[start]

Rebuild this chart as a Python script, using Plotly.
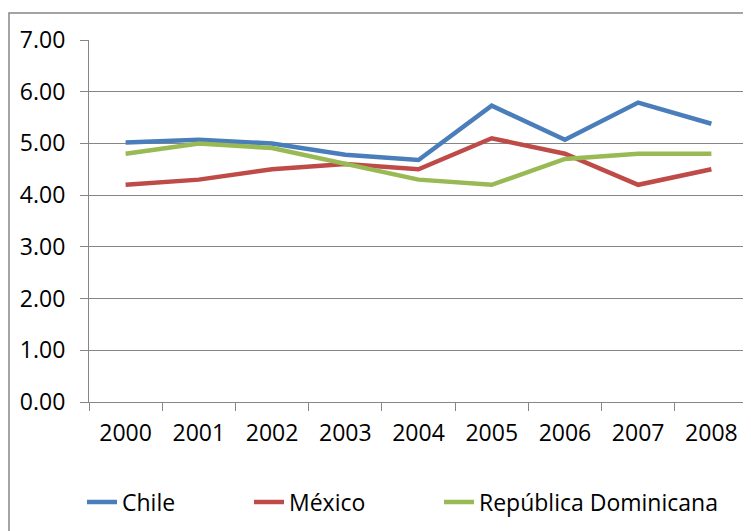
import plotly.graph_objects as go

years = ["2000", "2001", "2002", "2003", "2004", "2005", "2006", "2007", "2008"]
chile = [5.02, 5.07, 5.00, 4.78, 4.68, 5.73, 5.07, 5.79, 5.38]
mexico = [4.20, 4.30, 4.50, 4.60, 4.50, 5.10, 4.80, 4.20, 4.50]
rep_dom = [4.80, 5.00, 4.91, 4.60, 4.30, 4.20, 4.70, 4.80, 4.80]
y_ticks = [0, 1, 2, 3, 4, 5, 6, 7]

series = [
    ("Chile", chile, "#4A7EBB", "legend"),
    ("México", mexico, "#BE4B48", "legend2"),
    ("República Dominicana", rep_dom, "#98B954", "legend3"),
]

fig = go.Figure()
for name, vals, col, lg in series:
    fig.add_trace(go.Scatter(
        x=years, y=vals, name=name, mode="lines",
        line=dict(color=col, width=4.5), legend=lg,
    ))

W, H = 751, 531
OFF = 8  # page body margin offset
# target plot area in page pixels
PL, PR, PT, PB = 89, 748, 40, 402
ml = PL - OFF
mt = PT - OFF
mr = (W + OFF) - PR
mb = (H + OFF) - PB
pw, ph = PR - PL, PB - PT

def px_x(p):
    return (p - PL) / pw

def px_y(p):
    return 1 - (p - PT) / ph

fig.add_shape(type="rect", xref="paper", yref="paper",
              x0=px_x(9), x1=px_x(770), y0=px_y(13), y1=px_y(550),
              line=dict(color="#868686", width=1.5), fillcolor="rgba(0,0,0,0)",
              layer="below")

axis_col = "#868686"
FS = 23

def leg(xpx):
    return dict(orientation="h", x=px_x(xpx), xanchor="left",
                y=px_y(502), yanchor="middle",
                font=dict(size=FS), itemwidth=30,
                bgcolor="rgba(0,0,0,0)")

fig.update_layout(
    width=W, height=H,
    margin=dict(l=ml, r=mr, t=mt, b=mb, pad=0),
    paper_bgcolor="white", plot_bgcolor="white",
    font=dict(family="Open Sans", size=FS, color="black"),
    showlegend=True,
    legend=leg(82),
    legend2=leg(249),
    legend3=leg(439),
    xaxis=dict(type="category", range=[-0.5, 8.5], showgrid=False,
               showline=True, linecolor=axis_col, linewidth=1.2,
               ticks="outside", tickson="boundaries", ticklen=8,
               tickcolor=axis_col, tickwidth=1.2,
               ticklabelstandoff=10, automargin=False,
               fixedrange=True),
    yaxis=dict(range=[0, 7], tickvals=y_ticks, tickformat=".2f",
               showgrid=True, gridcolor=axis_col, gridwidth=1.2,
               showline=True, linecolor=axis_col, linewidth=1.2,
               ticks="outside", ticklen=8, tickcolor=axis_col, tickwidth=1.2,
               ticklabelstandoff=10, zeroline=False, automargin=False,
               fixedrange=True),
)

fig.write_html("out.html")
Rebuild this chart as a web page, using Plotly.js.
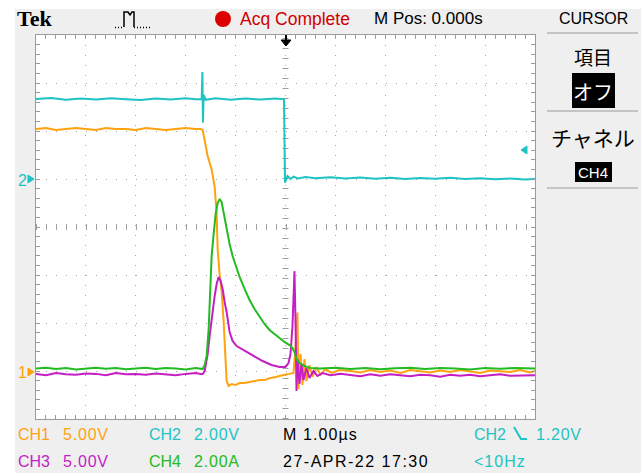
<!DOCTYPE html>
<html>
<head>
<meta charset="utf-8">
<script src="https://cdn.plot.ly/plotly-3.0.1.min.js"></script>
<style>html,body{margin:0;padding:0;background:#fff;}#chart{width:641px;height:476px;}</style>
</head>
<body>
<div id="chart"></div>
<script>
// ---- data: [time in µs, value] ----
const ch1Points = [ // CH1 volts (5 V/div)
[-5.0,25.2],[-4.8,25.3],[-4.6,25.1],[-4.4,25.2],[-4.2,25.3],[-4.0,25.2],[-3.8,25.1],[-3.6,25.3],[-3.4,25.2],[-3.2,25.2],[-3.0,25.1],[-2.8,25.3],[-2.6,25.2],[-2.4,25.1],[-2.2,25.2],[-2.0,25.3],[-1.8,25.2],[-1.7,25.2],
[-1.66,25.1],[-1.62,23.85],[-1.56,22.4],[-1.48,21.0],[-1.42,19.2],[-1.38,16.4],[-1.36,12.7],[-1.32,10.1],[-1.28,8.3],[-1.24,5.2],[-1.22,2.6],[-1.2,0.2],[-1.18,-1.0],[-1.14,-1.55],[-1.08,-1.35],[-1.0,-1.45],[-0.92,-1.25],[-0.82,-1.25],[-0.72,-1.15],[-0.62,-1.05],[-0.52,-0.95],[-0.42,-0.95],[-0.32,-0.75],[-0.22,-0.65],[-0.12,-0.5],[-0.02,-0.4],[0.08,-0.3],[0.16,-0.2],
[0.2,2.3],[0.24,6.1],[0.26,-1.9],[0.30,1.8],[0.34,-1.45],[0.38,1.25],[0.42,-1.05],[0.48,0.6],[0.54,-0.6],[0.62,0.4],[0.70,-0.4],[0.80,0.2],[0.92,-0.2],[1.08,0.1],
[1.3,0.0],[1.5,-0.15],[1.7,0.1],[1.9,-0.1],[2.1,0.05],[2.3,-0.2],[2.5,0.1],[2.7,0.0],[2.9,-0.15],[3.1,0.05],[3.3,-0.1],[3.5,0.1],[3.7,-0.05],[3.9,-0.2],[4.1,0.05],[4.3,0.0],[4.5,-0.1],[4.7,0.1],[4.9,-0.15],[5.0,0.0]
];
const ch2Points = [ // CH2 volts (2 V/div)
[-5.0,3.33],[-4.7,3.37],[-4.4,3.3],[-4.1,3.35],[-3.8,3.31],[-3.5,3.36],[-3.2,3.32],[-2.9,3.29],[-2.6,3.35],[-2.3,3.31],[-2.0,3.36],[-1.8,3.32],[-1.68,3.33],[-1.665,4.46],[-1.655,2.35],[-1.64,3.5],[-1.6,3.3],[-1.4,3.36],[-1.1,3.3],[-0.8,3.35],[-0.5,3.31],[-0.2,3.35],[-0.03,3.32],
[-0.01,-0.15],[0.04,0.12],[0.1,0.0],[0.16,0.1],[0.25,0.02],[0.4,0.08],[0.6,0.03],[0.9,0.07],[1.2,0.02],[1.5,0.06],[1.8,0.01],[2.1,0.05],[2.4,0.0],[2.7,0.04],[3.0,0.01],[3.3,0.05],[3.6,0.0],[3.9,0.03],[4.2,-0.01],[4.5,0.02],[4.8,-0.02],[5.0,0.0]
];
const ch3Points = [ // CH3 volts (5 V/div)
[-5.0,-0.3],[-4.8,-0.45],[-4.6,-0.2],[-4.4,-0.35],[-4.2,-0.4],[-4.0,-0.25],[-3.8,-0.3],[-3.6,-0.45],[-3.4,-0.2],[-3.2,-0.35],[-3.0,-0.3],[-2.8,-0.4],[-2.6,-0.25],[-2.4,-0.35],[-2.2,-0.45],[-2.0,-0.3],[-1.8,-0.2],[-1.7,-0.3],
[-1.66,-0.31],[-1.62,0],[-1.56,1.77],[-1.52,3.65],[-1.46,6.46],[-1.42,7.8],[-1.38,9.06],[-1.34,9.8],[-1.30,9.4],[-1.26,8.54],[-1.22,7.19],[-1.18,6.15],[-1.12,4.06],[-1.06,3.13],[-0.98,2.6],[-0.88,2.29],[-0.78,1.98],[-0.62,1.46],[-0.46,1.04],[-0.28,0.63],[-0.12,0.42],[0,0.42],
[0.06,0.83],[0.10,1.77],[0.14,4.69],[0.16,7.5],[0.18,10.4],[0.20,5.4],[0.22,-2.08],[0.24,1.25],[0.28,-1.35],[0.32,0.73],[0.36,-0.94],[0.42,0.31],[0.48,-0.73],[0.56,0],[0.64,-0.52],[0.74,-0.21],
[0.9,-0.45],[1.1,-0.3],[1.3,-0.4],[1.5,-0.55],[1.7,-0.35],[1.9,-0.5],[2.1,-0.35],[2.3,-0.45],[2.5,-0.55],[2.7,-0.4],[2.9,-0.45],[3.1,-0.6],[3.3,-0.4],[3.5,-0.5],[3.7,-0.4],[3.9,-0.55],[4.1,-0.45],[4.3,-0.35],[4.5,-0.5],[4.7,-0.45],[4.9,-0.4],[5.0,-0.45]
];
const ch4Points = [ // CH4 amps (2 A/div)
[-5.0,0.1],[-4.8,0.14],[-4.6,0.08],[-4.4,0.12],[-4.2,0.06],[-4.0,0.1],[-3.8,0.14],[-3.6,0.09],[-3.4,0.12],[-3.2,0.07],[-3.0,0.11],[-2.8,0.14],[-2.6,0.08],[-2.4,0.12],[-2.2,0.1],[-2.0,0.06],[-1.8,0.12],[-1.7,0.1],
[-1.66,0.08],[-1.62,0.25],[-1.58,0.63],[-1.54,1.75],[-1.50,3.42],[-1.48,4.79],[-1.44,5.71],[-1.40,6.54],[-1.36,7.0],[-1.32,7.17],[-1.28,7.04],[-1.24,6.58],[-1.18,5.88],[-1.12,5.29],[-1.06,4.79],[-1.00,4.38],[-0.92,3.92],[-0.82,3.42],[-0.72,2.96],[-0.62,2.58],[-0.52,2.25],[-0.42,1.96],[-0.32,1.71],[-0.22,1.54],[-0.12,1.38],[-0.02,1.21],[0.08,1.08],[0.14,0.96],[0.18,0.79],[0.22,0.5],[0.28,0.33],[0.38,0.21],[0.48,0.13],
[0.7,0.1],[1.0,0.14],[1.3,0.08],[1.6,0.12],[1.9,0.07],[2.2,0.11],[2.5,0.14],[2.8,0.08],[3.1,0.12],[3.4,0.1],[3.7,0.06],[4.0,0.12],[4.3,0.09],[4.6,0.13],[5.0,0.1]
];
const channelNames = ['CH1','CH2','CH3','CH4'];
const channelScales = ['5.00V','2.00V','5.00V','2.00A'];
const timebase = 'M 1.00\u00b5s';
const triggerText = '1.20V';
const dateText = '27-APR-22 17:30';
const freqText = '<10Hz';

const COL = {ch1:'#ffa20f', ch2:'#1ec3c3', ch3:'#c41ec4', ch4:'#22bb22'};
const W = 641, H = 476;
const X = p => p / W, Y = p => 1 - p / H;
const P = pts => pts.map((q,i)=>(i?'L':'M')+X(q[0]).toFixed(5)+','+Y(q[1]).toFixed(5)).join(' ');
const sp = (t, px) => '<span style="letter-spacing:'+px+'px">'+t+'</span>';

function tr(points, color, yaxis){
  return {type:'scatter', mode:'lines', x:points.map(p=>p[0]), y:points.map(p=>p[1]),
    yaxis:yaxis, line:{color:color, width:2}, hoverinfo:'skip'};
}
const data = [
  tr(ch3Points, COL.ch3, 'y4'),
  tr(ch4Points, COL.ch4, 'y5'),
  tr(ch2Points, COL.ch2, 'y3'),
  tr(ch1Points, COL.ch1, 'y2')
];

const gridCol = '#a4a4a4';
const axBase = {showgrid:true, gridcolor:gridCol, griddash:'1px,9px', gridwidth:1, zeroline:false,
  showline:true, linecolor:'#9a9a9a', linewidth:1, mirror:'allticks', ticks:'inside', ticklen:4,
  tickcolor:'#9a9a9a', showticklabels:false, fixedrange:true, dtick:1, tick0:0,
  minor:{dtick:0.2, ticks:'inside', ticklen:4, tickcolor:'#9a9a9a', showgrid:false}};

const F = 'Liberation Sans, Arial, sans-serif';
function ann(text, x, y, color, size, opts){
  return Object.assign({text:text, x:X(x), y:Y(y), xref:'paper', yref:'paper', xanchor:'left', yanchor:'middle',
    showarrow:false, font:{family:F, size:size||16, color:color||'#000'}}, opts||{});
}
const annotations = [
  ann('Tek', 15, 19, '#000', 21, {font:{family:'Liberation Serif, serif', size:22, color:'#000', weight:'bold'}}),
  ann('Acq Complete', 238, 19, '#d00000', 17.5),
  ann('M Pos: 0.000s', 372, 19, '#000', 17),
  ann('CURSOR', 593, 19, '#000', 16, {xanchor:'center'}),
  ann('項目', 593, 56, '#000', 19, {xanchor:'center', font:{family:'Noto Sans CJK JP', size:19, color:'#000'}}),
  ann('オフ', 593, 91, '#fff', 20, {xanchor:'center', font:{family:'Noto Sans CJK JP', size:20, color:'#fff'}}),
  ann('チャネル', 593, 137, '#000', 21, {xanchor:'center', font:{family:'Noto Sans CJK JP', size:21, color:'#000'}}),
  ann(channelNames[3], 593, 172, '#fff', 15, {xanchor:'center'}),
  ann(channelNames[0], 16, 434, COL.ch1, 16), ann(sp(channelScales[0],0.8), 61, 434, COL.ch1, 16),
  ann(channelNames[1], 147, 434, COL.ch2, 16), ann(sp(channelScales[1],0.8), 192, 434, COL.ch2, 16),
  ann(sp(timebase,1.1), 281, 434, '#000', 16),
  ann(channelNames[1], 472, 434, COL.ch2, 16), ann(sp(triggerText,0.8), 534, 434, COL.ch2, 16),
  ann(channelNames[2], 16, 461, COL.ch3, 16), ann(sp(channelScales[2],0.8), 61, 461, COL.ch3, 16),
  ann(channelNames[3], 147, 461, COL.ch4, 16), ann(sp(channelScales[3],0.8), 192, 461, COL.ch4, 16),
  ann(sp(dateText,1.5), 281, 461, '#000', 16),
  ann(sp(freqText,1), 472, 461, COL.ch2, 16),
  ann('2', 16, 180, COL.ch2, 16),
  ann('1', 16, 372, COL.ch1, 16)
];

function rectP(x0,y0,x1,y1,fill,extra){
  return Object.assign({type:'rect', xref:'paper', yref:'paper', x0:X(x0), x1:X(x1), y0:Y(y0), y1:Y(y1),
    fillcolor:fill, line:{width:0}}, extra||{});
}
function lineP(x0,y0,x1,y1,color,w){
  return {type:'line', xref:'paper', yref:'paper', x0:X(x0), x1:X(x1), y0:Y(y0), y1:Y(y1), line:{color:color, width:w||1}};
}
function pathP(pts, fill, color, w, close, dash){
  return {type:'path', xref:'paper', yref:'paper', path:P(pts)+(close?' Z':''), fillcolor:fill||'rgba(0,0,0,0)',
    line:{color:color||'rgba(0,0,0,0)', width:w||0, dash:dash||'solid'}};
}
const shapes = [
  // white outer margins
  rectP(0,0,15,476,'#ffffff'), rectP(0,0,641,9,'#ffffff'), rectP(0,473,641,476,'#ffffff'),
  // centre cross with tick marks
  {type:'line', xref:'x', yref:'y', x0:0, x1:0, y0:-4, y1:4, layer:'below', line:{color:'#a0a0a0', width:6, dash:'1px,9px'}},
  {type:'line', xref:'x', yref:'y', x0:-5, x1:5, y0:0, y1:0, layer:'below', line:{color:'#a0a0a0', width:6, dash:'1px,9px'}},
  // right panel separators
  lineP(547,33,638,33,'#c4c4c4',2), lineP(547,111,638,111,'#c4c4c4',2), lineP(547,188,638,188,'#c4c4c4',2),
  // black boxes
  rectP(572,73,615,108,'#000'), rectP(575,162,612,182,'#000'),
  // red acquisition dot
  {type:'circle', xref:'paper', yref:'paper', x0:X(215), x1:X(231), y0:Y(27), y1:Y(11), fillcolor:'#dd0000', line:{width:0}},
  // acquisition icon
  pathP([[124,27],[124,12],[128,12],[130,15],[132,12],[134,12],[134,27]], null, '#000', 1.5),
  pathP([[115,27.5],[124,27.5]], null, '#000', 1.5, false, '1px,2px'),
  pathP([[134,27.5],[150,27.5]], null, '#000', 1.5, false, '1px,2px'),
  // trigger position marker
  lineP(286,35,286,41,'#000',2),
  pathP([[281,40],[291,40],[286,46]], '#000', '#000', 1, true),
  // channel ground markers
  pathP([[28,175],[34,179],[28,183]], COL.ch2, COL.ch2, 1, true),
  pathP([[28,368],[34,372],[28,376]], COL.ch1, COL.ch1, 1, true),
  // trigger level marker
  pathP([[527,146],[521,150],[527,154]], COL.ch2, COL.ch2, 1, true),
  // falling edge symbol
  pathP([[514,427],[521,439],[527,439]], null, COL.ch2, 2)
];

const layout = {
  width:W, height:H, margin:{l:0,r:0,t:0,b:0,pad:0}, paper_bgcolor:'#efefef', plot_bgcolor:'#ffffff',
  showlegend:false, hovermode:false,
  xaxis:Object.assign({}, axBase, {domain:[X(36), X(535)], range:[-5,5]}),
  yaxis:Object.assign({}, axBase, {domain:[Y(419), Y(35)], range:[-4,4]}),
  yaxis2:{overlaying:'y', range:[-5,35], visible:false, fixedrange:true},
  yaxis3:{overlaying:'y', range:[-10,6], visible:false, fixedrange:true},
  yaxis4:{overlaying:'y', range:[-5,35], visible:false, fixedrange:true},
  yaxis5:{overlaying:'y', range:[-2,14], visible:false, fixedrange:true},
  annotations:annotations, shapes:shapes
};
Plotly.newPlot('chart', data, layout, {staticPlot:true, displayModeBar:false});
</script>
</body>
</html>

[end]

Without any pictures, reproduce the lines from the first one in the material through the line that has "y_ticks = [0, 1, 2, 3, 4, 5, 6, 7]", exactly as they appear.

Rebuild this chart as a Python script, using Plotly.
import plotly.graph_objects as go

years = ["2000", "2001", "2002", "2003", "2004", "2005", "2006", "2007", "2008"]
chile = [5.02, 5.07, 5.00, 4.78, 4.68, 5.73, 5.07, 5.79, 5.38]
mexico = [4.20, 4.30, 4.50, 4.60, 4.50, 5.10, 4.80, 4.20, 4.50]
rep_dom = [4.80, 5.00, 4.91, 4.60, 4.30, 4.20, 4.70, 4.80, 4.80]
y_ticks = [0, 1, 2, 3, 4, 5, 6, 7]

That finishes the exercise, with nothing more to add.